Southland falls short of achieving 20% voluntary cut in water use

The effects of California's severe drought can be seen in the parched lawn at the Capitol in Sacramento. No region of the state has met Gov. Jerry Brown's goal of a 20% voluntary cut in water use.
(Justin Sullivan / Getty Images)

Southern Californians have fallen far short of achieving the 20% voluntary cut in water use sought by Gov. Jerry Brown in the face of the deep drought afflicting every corner of the state.

A recent statewide survey found that urban water use in coastal Southern California declined by only 5% from January through May. And a Times review of data from the region’s three largest cities shows that use actually went up over the last year.

Local water officials attribute the meek response in part to the conservation successes of recent years, which they say make it more difficult to realize further reductions.


“It’s a little bit more of a struggle now,” said Ken Weinberg, director of water resources for the San Diego County Water Authority, which recorded a 4% uptick in overall demand since last summer after a 27% drop in daily per capita use from 2007 to 2013. “We got rid of a lot of waste.”

The Southland is not alone in missing the goal for voluntary reductions that Brown set when he proclaimed a drought emergency in January. No region of the state has met it, according to the survey of urban agencies conducted by the State Water Resources Control Board.

Statewide, average urban use from January through May fell 5% compared with the same period from 2011 to 2013.

A USC Dornsife/Los Angeles Times poll in late May found that a majority of California voters said the drought has had little or no impact on their daily lives. And while outdoor watering restrictions are in place in Los Angeles and many other cities, Southland agencies have enough supplies in regional reserves to avoid severe rationing this year.

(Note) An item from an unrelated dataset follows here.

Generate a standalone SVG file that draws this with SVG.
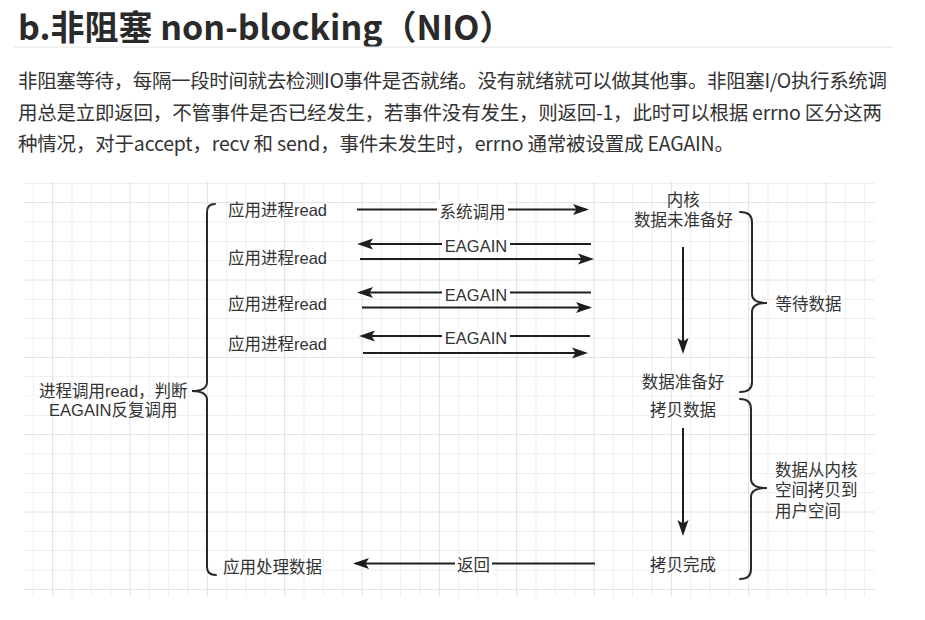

But that is no reason for complacency, warned state board chair Felicia Marcus.

“We have no idea how long this drought will last,” Marcus said. “Having a couple of years of storage available isn’t something that should help you sleep at night.”

She said that the increasing chances of El Niño conditions in coming months are no guarantee of a wet winter, as some El Niño years are dry. “It’s really not a time to relax and think we’re out of the woods.”


Next month the state board will consider emergency regulations that could crack down on urban use.

“I guarantee you we’re not going to say everybody has to cut by a certain percentage,” Marcus said. “We will probably focus on wasteful practices.”

She offered as an example actions the state board took during the severe 1976-77 drought, when it ordered Mission Viejo to stop filling ornamental lakes and fountains that didn’t use recirculating water.

Still, she added, “If it doesn’t rain next year, it’s a whole other conversation.”

Billing problems at the Los Angeles Department of Water and Power have left the DWP without a good record of actual water use this year. But total supply from last July through April — roughly parallel to demand — rose 3% compared with the same period in the previous fiscal year.

The trend was the same in Long Beach, where total water use from October through May rose nearly 1% compared with the same months a year ago.

As the region enters the thirsty summer season, water agencies are stepping up their conservation campaigns. Los Angeles recently bumped up its cash-for-grass rebates and is now paying residential customers $3 a square foot to replace lawns with drought-tolerant plants and drip irrigation.


The DWP is launching a media campaign and is ramping up enforcement of a conservation ordinance that limits the days and duration of outdoor watering. The restrictions have been mandatory since 2009, but as any drive around Los Angeles demonstrates, they’re not necessarily heeded.

Daily per capita use in Los Angeles dropped from a high of 187 gallons in fiscal year 1987 to a low of 122 gallons in fiscal year 2011. It crept up to 129 gallons last year. But the city’s overall water demand remains less than in 1970, despite the addition of 1 million residents.

“We’re probably one of the leaders in conservation throughout the state,” said Penny Falcon, the DWP’s manager of conservation policy. “This time around our campaign basically says, ‘Keep saving water, L.A.’”

With roughly 40% to 60% of drinking water in Los Angeles used for landscape irrigation, the agency is focusing on outdoor use. Falcon said there has been a tenfold increase in applications for the turf-removal rebate, which was boosted in May from $2 a square foot.

But lawns very much remain the norm in Southern California, and officials say it’s tougher to change homeowners’ outdoor watering habits than it is to get them to install low-flow toilets or water-efficient washing machines.

“Outdoor conservation is a much more intricate matter,” said Jason Foster, conservation director for the San Diego County Water Authority, which serves the county’s population centers. “You can’t tell them to simply plant rocks everywhere.”